Berkshire Hathaway, led by Warren Buffett, is at a pivotal moment after building a record cash pile. As Buffett, known as the "Oracle of Omaha", retires at age 95, Berkshire is entering a new leadership structure with about $382 billion in cash and short-term Treasury bills.
That amount is enough to buy about 480 S&P 500 companies, and some in the market interpret it as a sign Berkshire is preparing for a major market correction or financial instability. Berkshire has remained a net seller of stocks for 12 straight quarters and has become the world’s largest net seller, leading some to see the higher cash weighting as a strategic move beyond conservative management.
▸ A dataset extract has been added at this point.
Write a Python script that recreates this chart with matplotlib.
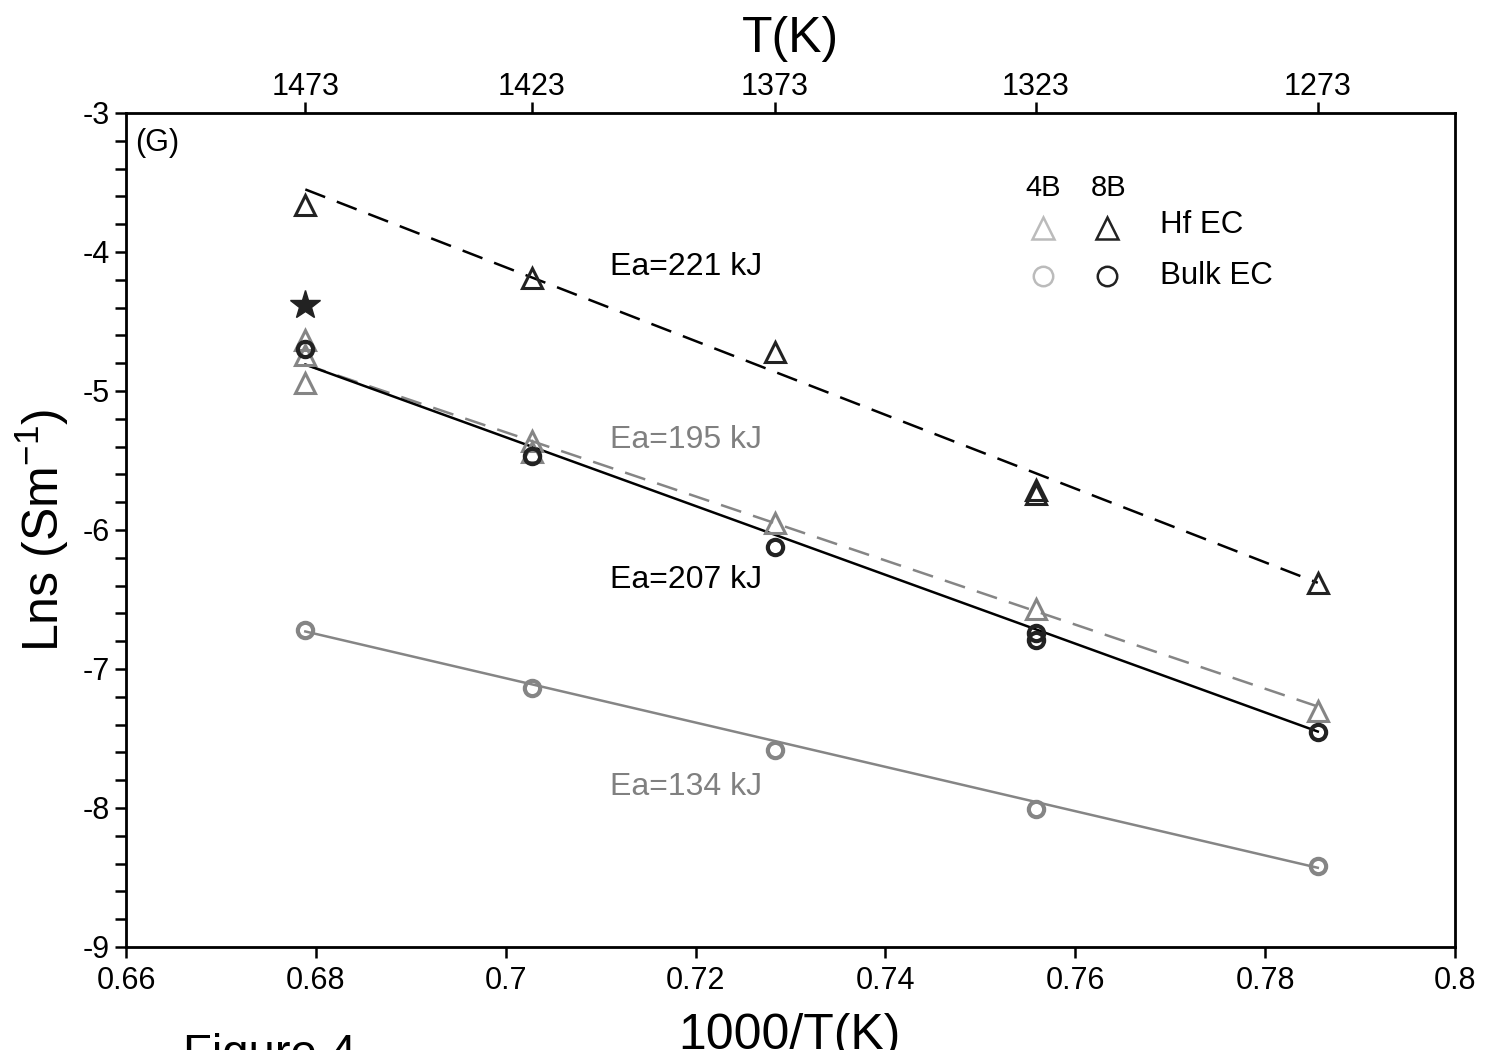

On Jan. 1, local time, blockchain outlet BeInCrypto said Buffett’s retirement is seen as one of the biggest turning points in Berkshire’s history. Over the past 60 years, he transformed Berkshire from a textile company into a global financial and industrial holding company. Berkshire now holds more than 200 subsidiaries, including railroad company BNSF, auto insurer GEICO and Berkshire Hathaway Energy. It also holds large stakes in major companies including Apple (about $65 billion), American Express ($58 billion), Bank of America ($32 billion) and Coca-Cola ($28 billion).
Berkshire’s core source of funds remains its insurance business. Stable premium income generated by insurance subsidiaries National Indemnity and GEICO serves as the financial engine that enables stock investments and corporate acquisitions. Some analysis also says the current scale of cash holdings is similar to the period just before the COVID-19 pandemic in 2020, suggesting the possibility of a market correction.
Market attention is now focused on how Greg Abel, set to take on the next leadership role, will use the massive liquidity. Abel, who has overseen non-insurance businesses, built his career in the energy industry and is seen as stronger in real assets and long-term infrastructure investment than in traditional stock investing. If the opportunity cost of holding cash rises as interest rates fall, his decisions are likely to shape Berkshire’s investment direction.
Analysts believe Abel could maintain Buffett’s traditional value-investing philosophy while keeping room to acquire companies at discounted prices in a market crash. UBS’s Brian Meredith said, "Buffett’s personal network will disappear, but it will be an important test whether Berkshire can play a market stabiliser role as it did during the 2008 financial crisis."
Cryptocurrency investors are also watching Berkshire’s moves. Buffett once strongly criticised Bitcoin, comparing it to "rat poison", but Berkshire has indirect exposure to the digital asset ecosystem through an investment in Brazil’s digital bank Nu Holdings. Berkshire invested an additional $250 million after an initial $500 million investment in 2021, and Nu Holdings shares rose more than 50 percent in 2025 alone.
Berkshire has sold about $184 billion of stocks over the past three years, becoming the world’s largest net seller. Its current $382 billion in cash and short-term Treasuries implies strong buying power in a market crash. That coincides with a trend of institutional investors building cash piles observed in the cryptocurrency market, and is being interpreted as a broader risk-off signal.
Berkshire’s strategy sends a clear message. Even the most conservative value investors are accumulating cash to prepare for market volatility. Historically, Berkshire has underperformed the S&P 500 only 20 times since 1965, and its average annual return of 19.9 percent far exceeded the S&P 500’s 10.4 percent over the same period.
BeInCrypto said how Berkshire will handle digital assets after Buffett remains uncertain, but if Abel’s leadership takes a more cautious approach, it cannot be ruled out that the crypto market could gain another ultra-large institutional investor.